In 1903-04 there was a suggestion to replace the fixed light at Tranøy with a revolving light. The budget allocation for this didn’t come until 1909-10. In 1910, a new light was mounted and the lighthouse now blinked two times every six seconds. In 1906, the lighthouse got a water tank in the basement, and in 1908 a quay with a crane.
In 1933, a list of lighthouses that should have a fog signal was created in cooperation with the sailors’ associations, and Tranøy was on the list. 120 000 Norwegian Kroner were allocated to buy a diaphone. The 20-meter-tall iron tower at Moholmen outside of Kabelvåg was disassembled and moved to Tranøy, where it was mounted (at a total height of 28 meters). The lighthouse light from 1910 was kept, as well as the installation from Moholmen. On the ground floor, a machinery room was built. Three compressed air tanks were placed on the floors above, while the diaphone was mounted on the top floor. The new lighthouse was put into operation on the 1st of November 1936. This meant more staff members were needed – four men instead of just one. For that reason, three new buildings were constructed in addition to the tower. A house with two living units, a shed, and a boathouse. There was now a lighthouse keeper, a first assistant, a second assistant, and a backup person. They only had work when the light was on between the 7th of August and the 30th of April. In 1959 the lighthouse was electrified, with a diesel generator as a backup.

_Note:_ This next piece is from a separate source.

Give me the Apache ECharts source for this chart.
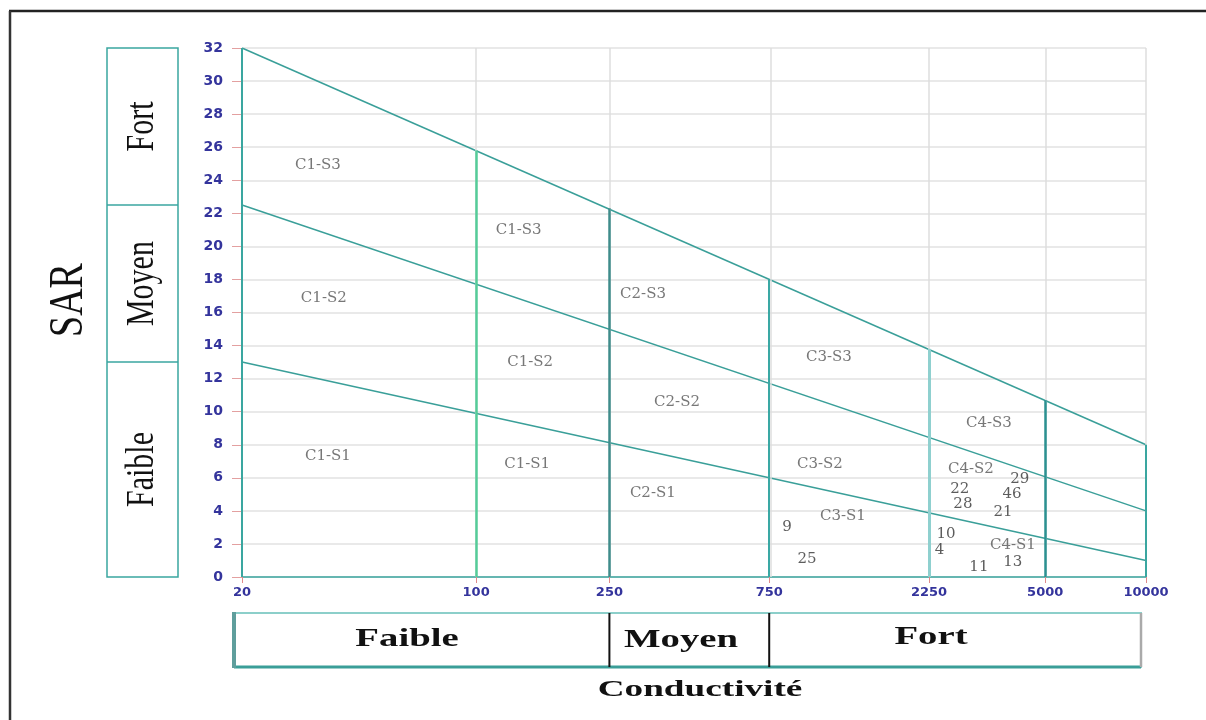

A new light with a second-order fixed lens (middle part) and a 1000 W lamp was mounted. An electric compressor was installed for the fog signal. Originally, a rowing boat was used to cross the strait from Stangholmen to the mainland, but this could at times be a lot of work. In 1969, a 250-meter-long footbridge was constructed across the narrow strait. A few years later, Tranøy lighthouse became a lighthouse manned by alternating shifts, so the families left. In 1983 the fog signal was removed, and the staff was reduced from four to two people. In 1986, the lighthouse was automated, and five years later, on the 5th of June 1991, the last lighthouse keeper’s shift ended. On the 1st of July 1993, Tranøy lighthouse’s adventure as a tourist destination started, and the first owners were Stig Lexberg and his family.